Pursuant to the requirements of the Securities Exchange Act of 1934, the registrant has duly caused this report to be signed on its behalf by the undersigned hereunto duly authorized.

 

Dated: July 6, 2020

 

  GRID DYNAMICS HOLDINGS, INC.
     
  By: /s/ Anil Doradla
  Name:  Anil Doradla
  Title: Chief Financial Officer

 

 

 2 

 

 

Exhibit 10.1

 

SALARY CHANGE ACKNOWLEDGEMENT

 

This Salary Change Acknowledgement (“Acknowledgement”) is made by and between [_____] (the “Executive”) and Grid Dynamics Holdings, Inc. (the “Company”) (collectively referred to herein as, the “Parties”), as of [_____], 2020 (the “Effective Date”).

 

WHEREAS, Executive entered into an Executive Employment Agreement with Grid Dynamics International, Inc., dated [_____], which the Company assumed on March 6, 2020, (as hereinafter amended, the “Employment Agreement”);

 

WHEREAS, Executive executed a Salary Reduction Acknowledgement with the Company, effective as of April 1, 2020 (the “Initial Acknowledgement”);

 

WHEREAS, pursuant to the Initial Acknowledgement, the Parties agreed to a reduction of Executive’s annualized base salary from $[_____] (the “Original Base Salary”) to $[_____] (the “Reduced Base Salary”), effective as of April 1, 2020;

 

WHEREAS, Executive’s current annualized base salary is the Reduced Base Salary;

 

WHEREAS, pursuant to the Initial Acknowledgement, the Parties agreed that Executive’s annualized base salary would be increased from the Reduced Base Salary to the Original Base Salary, effective as of July 1, 2020 (the “Planned Increase”); and

 

WHEREAS, the Parties now desire to agree to different compensation terms in light of the current economic realities.

 

NOW, THEREFORE, the Parties agree as follows:

 

1. Amendment to Planned Increase.
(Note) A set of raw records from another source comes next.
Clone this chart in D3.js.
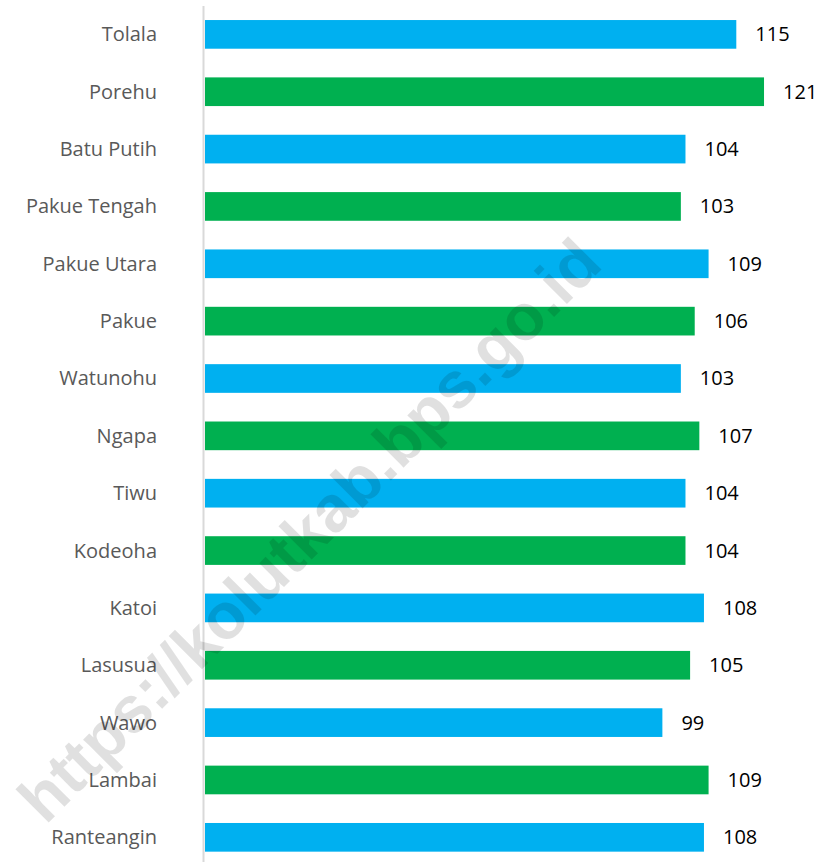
<!DOCTYPE html>
<html>
<head>
<meta charset="utf-8">
<script src="https://cdn.jsdelivr.net/npm/d3@7"></script>
<style>
  html, body { margin: 0; padding: 0; background: #fff; }
  svg { display: block; }
</style>
</head>
<body>
<div id="chart"></div>
<script>
// dimensions
const width = 823;
const height = 862;

// data
const categories = ["Tolala", "Porehu", "Batu Putih", "Pakue Tengah", "Pakue Utara", "Pakue",
  "Watunohu", "Ngapa", "Tiwu", "Kodeoha", "Katoi", "Lasusua", "Wawo", "Lambai", "Ranteangin"];
const values = [115, 121, 104, 103, 109, 106, 103, 107, 104, 104, 108, 105, 99, 109, 108];
const barColors = ["#00B0F0", "#00B050"];
const watermark = "https://kolutkab.bps.go.id";

const rows = categories.map((c, i) => ({ name: c, value: values[i], i }));

const svg = d3.select("#chart").append("svg")
  .attr("width", width)
  .attr("height", height);

const x = d3.scaleLinear()
  .domain([0, 125])
  .range([205, 205 + 125 * 4.62]);

const y = d3.scaleBand()
  .domain(categories)
  .range([5.7, 866])
  .paddingInner(0.5)
  .paddingOuter(0.25);

// barres
svg.append("g")
  .selectAll("rect")
  .data(rows)
  .join("rect")
  .attr("x", x(0))
  .attr("y", d => y(d.name))
  .attr("width", d => x(d.value) - x(0))
  .attr("height", y.bandwidth())
  .attr("fill", d => barColors[d.i % 2]);

// axe vertical
svg.append("line")
  .attr("x1", 203.5).attr("x2", 203.5)
  .attr("y1", 6).attr("y2", height)
  .attr("stroke", "#d9d9d9")
  .attr("stroke-width", 2);

// noms des categories
svg.append("g")
  .selectAll("text")
  .data(rows)
  .join("text")
  .attr("x", 157)
  .attr("y", d => y(d.name) + y.bandwidth() / 2)
  .attr("dy", "0.35em")
  .attr("text-anchor", "end")
  .attr("fill", "#595959")
  .style("font-family", "'Open Sans', 'Noto Sans', sans-serif")
  .style("font-size", "20px")
  .text(d => d.name);

// valeurs
svg.append("g")
  .selectAll("text")
  .data(rows)
  .join("text")
  .attr("x", d => x(d.value) + 19)
  .attr("y", d => y(d.name) + y.bandwidth() / 2)
  .attr("dy", "0.35em")
  .attr("fill", "#000")
  .style("font-family", "'Open Sans', 'Noto Sans', sans-serif")
  .style("font-size", "20px")
  .text(d => d.value);

// filigrane
svg.append("text")
  .attr("transform", "translate(309,530) rotate(-45)")
  .attr("text-anchor", "middle")
  .attr("dy", "0.35em")
  .attr("fill", "#000")
  .attr("fill-opacity", 0.12)
  .style("font-family", "'Liberation Sans', Arial, sans-serif")
  .style("font-weight", "bold")
  .style("font-size", "65px")
  .text(watermark);
</script>
</body>
</html>
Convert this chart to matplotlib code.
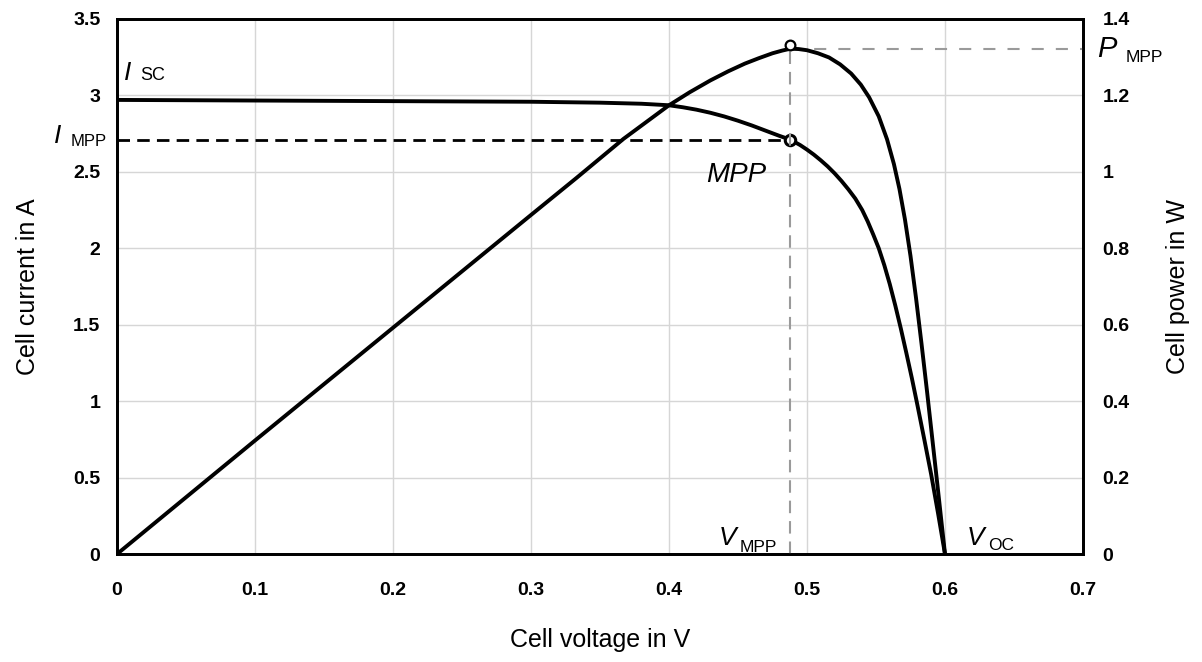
# I-V and P-V characteristic of a solar cell
import numpy as np
import matplotlib
matplotlib.use("Agg")
from matplotlib import pyplot as plt

# current curve (V in volts, I in amps)
v_iv = [0, 0.1, 0.2, 0.3, 0.35, 0.38, 0.4, 0.41, 0.42, 0.43, 0.44, 0.45, 0.46,
        0.47, 0.48, 0.488, 0.495, 0.5, 0.505, 0.51, 0.515, 0.52, 0.525, 0.53,
        0.535, 0.54, 0.544, 0.548, 0.552, 0.556, 0.56, 0.564, 0.568, 0.572,
        0.576, 0.58, 0.585, 0.59, 0.595, 0.6]
i_iv = [2.97, 2.966, 2.962, 2.958, 2.952, 2.945, 2.935, 2.922, 2.906, 2.886,
        2.862, 2.834, 2.803, 2.769, 2.735, 2.71, 2.675, 2.645, 2.612, 2.575,
        2.535, 2.49, 2.44, 2.385, 2.325, 2.25, 2.175, 2.09, 2.0, 1.89,
        1.765, 1.625, 1.475, 1.315, 1.15, 0.975, 0.75, 0.52, 0.265, 0.0]

# power curve (V in volts, P in watts)
v_pv = [0, 0.1, 0.2, 0.3, 0.333, 0.367, 0.4, 0.415, 0.43, 0.443, 0.455, 0.465,
        0.475, 0.482, 0.488, 0.494, 0.5, 0.508, 0.516, 0.524, 0.532, 0.539, 0.545,
        0.552, 0.558, 0.563, 0.567, 0.571, 0.575, 0.579, 0.583, 0.587, 0.591,
        0.595, 0.6]
p_pv = [0, 0.297, 0.592, 0.887, 0.984, 1.086, 1.174, 1.208, 1.239, 1.263, 1.283,
        1.297, 1.310, 1.317, 1.322, 1.321, 1.318, 1.310, 1.299, 1.281, 1.257, 1.228,
        1.195, 1.145, 1.085, 1.02, 0.955, 0.875, 0.78, 0.67, 0.55, 0.425, 0.295,
        0.165, 0.0]

# maximum power point
v_mpp = 0.488
i_mpp = 2.71
p_mpp = 1.322

x_ticks = [0, 0.1, 0.2, 0.3, 0.4, 0.5, 0.6, 0.7]
x_labels = ["0", "0.1", "0.2", "0.3", "0.4", "0.5", "0.6", "0.7"]
i_ticks = [0, 0.5, 1, 1.5, 2, 2.5, 3, 3.5]
i_labels = ["0", "0.5", "1", "1.5", "2", "2.5", "3", "3.5"]
p_ticks = [0, 0.2, 0.4, 0.6, 0.8, 1.0, 1.2, 1.4]
p_labels = ["0", "0.2", "0.4", "0.6", "0.8", "1", "1.2", "1.4"]

plt.rcParams['font.family'] = ['Liberation Sans', 'DejaVu Sans']

fig = plt.figure(figsize=(12.02, 6.62), dpi=100)
ax = fig.add_axes([0.0973, 0.163, 0.8037, 0.8085])
ax2 = ax.twinx()

ax.set_xlim(0, 0.7)
ax.set_ylim(0, 3.5)
ax2.set_ylim(0, 1.4)

# grid
ax.set_axisbelow(True)
ax.grid(True, color='#d6d6d6', linewidth=1.0)

# curves
ax.plot(v_iv, i_iv, color='black', linewidth=2.8, solid_joinstyle='round',
        solid_capstyle='round', zorder=3)
ax2.plot(v_pv, p_pv, color='black', linewidth=2.8, solid_joinstyle='round',
         solid_capstyle='round', zorder=3)

# MPP guide lines
ax.plot([0, v_mpp], [i_mpp, i_mpp], color='black', linewidth=2.0,
        dashes=(4.5, 2.6), zorder=2)
ax2.plot([v_mpp, v_mpp], [0, p_mpp], color='#9a9a9a', linewidth=1.5,
         dashes=(6.0, 3.8), zorder=2)
ax2.plot([v_mpp, 0.7], [p_mpp, p_mpp], color='#9a9a9a', linewidth=1.5,
         dashes=(5.8, 5.8), zorder=2)

# MPP markers
ax.plot([v_mpp], [i_mpp], marker='o', markersize=7.5, markerfacecolor='white',
        markeredgecolor='black', markeredgewidth=2.2, zorder=4)
ax2.plot([v_mpp], [p_mpp + 0.01], marker='o', markersize=7, markerfacecolor='white',
         markeredgecolor='black', markeredgewidth=1.6, zorder=4)

# ticks
ax.set_xticks(x_ticks)
ax.set_xticklabels(x_labels)
ax.set_yticks(i_ticks)
ax.set_yticklabels(i_labels)
ax2.set_yticks(p_ticks)
ax2.set_yticklabels(p_labels)
for a in (ax, ax2):
    a.tick_params(length=0, labelsize=14)
    for lab in a.get_xticklabels() + a.get_yticklabels():
        lab.set_fontweight('bold')
ax.tick_params(axis='x', pad=20)
ax.tick_params(axis='y', pad=12)
ax2.tick_params(axis='y', pad=14)

for a in (ax, ax2):
    for s in a.spines.values():
        s.set_linewidth(2.0)
        s.set_color('black')

# axis labels
ax.set_xlabel('Cell voltage in V', fontsize=18)
ax.set_ylabel('Cell current in A', fontsize=18)
ax2.set_ylabel('Cell power in W', fontsize=18, rotation=90)
ax.xaxis.set_label_coords(0.5, -0.161)
ax.xaxis.label.set_va('center')
ax.yaxis.set_label_coords(-0.092, 0.5)
ax.yaxis.label.set_va('center')
ax2.yaxis.set_label_coords(1.098, 0.5)
ax2.yaxis.label.set_va('center')

# annotations (placed in current-axis data units)
sub = dict(fontsize=12.5, va='baseline', ha='left')
ax.text(0.005, 3.10, 'I', fontsize=19, style='italic', va='baseline', ha='left')
ax.text(0.017, 3.10, 'SC', fontsize=13, va='baseline', ha='left')
ax.text(-0.046, 2.69, 'I', fontsize=19, style='italic', va='baseline', ha='left',
        clip_on=False)
ax.text(-0.0335, 2.67, 'MPP', clip_on=False, fontsize=12, va='baseline', ha='left')
ax.text(0.427, 2.43, 'MPP', fontsize=20, style='italic', va='baseline', ha='left')
ax.text(0.710, 3.25, 'P', fontsize=21, style='italic', va='baseline', ha='left',
        clip_on=False)
ax.text(0.731, 3.22, 'MPP', clip_on=False, **sub)
ax.text(0.436, 0.06, 'V', fontsize=19, style='italic', va='baseline', ha='left')
ax.text(0.451, 0.015, 'MPP', **sub)
ax.text(0.616, 0.06, 'V', fontsize=19, style='italic', va='baseline', ha='left')
ax.text(0.631, 0.03, 'OC', **sub)

plt.savefig('out.png', dpi=100)
print("Saved to out.png")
The Planned Increase set forth in the Initial Acknowledgement is hereby replaced and superseded in its entirety with the following agreed upon terms:

 

a. Executive acknowledges and agrees that effective as of July 1, 2020, Executive’s annualized base salary shall be increased to $[_____] (the “New Base Salary”), until September 30, 2020 (the “Base Salary Change”). Effective as of October 1, 2020, Executive’s annualized base salary shall be increased to the Original Base Salary, provided Executive remains continuously employed with the Company through such date or as otherwise agreed to by the Parties.

 

2. No Good Reason. Executive further acknowledges and agrees that neither the execution of this Acknowledgement, the Base Salary Change, the amendment to the Planned Increase, or any subsequent incremental or full increase to Executive’s New Base Salary (even if any such increase does not raise Executive’s annualized base salary back to the Original Base Salary) will constitute “Good Reason” or any similar term under the Employment Agreement or any other agreement or contract between Executive and the Company or any of its affiliates, and that the changes stated herein shall not trigger any “constructive termination” rights that Executive may have, if at all, in any of Executive’s compensation arrangements with the Company, including any employment agreement, offer letter and/or equity award agreement.

 

 

 

 

3. Tax Consequences. The Company makes no representations or warranties with respect to the tax consequences to Executive with regard to the Base Salary Change provided under Section 1 and/or any other consideration provided to Executive under this Agreement.

 

4. Entire Agreement; No Oral Modification. This Acknowledgement may only be amended in a writing signed by Executive and the Company (or its successors). This Acknowledgement constitutes the entire agreement and understanding between the Parties concerning the subject matter of this Acknowledgement, and supersedes and replaces any and all prior and simultaneous agreement, whether written or oral, concerning the subject matter of this Acknowledgement, including, without limitation, the Initial Acknowledgement.

 

5. At-Will Employment. This Acknowledgement should not be construed to create or imply the creation of a contract of employment for a specified term between the Company and Executive, nor should it be construed as a guarantee of employment for a specific period of time. In all circumstances, employment with the Company is “at-will,” which means that either Executive or the Company can terminate the employment relationship at any time, with or without cause and with or without prior notice. This at-will relationship may only be changed by an individual employment agreement for a specific term signed by Executive and a representative of the Company.

 

6. Governing Law. This Acknowledgement will be governed by the laws of the State of [INSERT STATE WHERE EXECUTIVE IS BASED] (with the exception of its conflict of laws provisions).

 

7. Voluntary Execution of Acknowledgement. Executive acknowledges that Executive has had the opportunity to discuss this matter with and obtain advice from Executive’s private attorney, has had sufficient time to, and has carefully read and fully understands all the provisions of this Acknowledgement, and is knowingly and voluntarily entering into this Acknowledgement.

 

(Signature page to follow)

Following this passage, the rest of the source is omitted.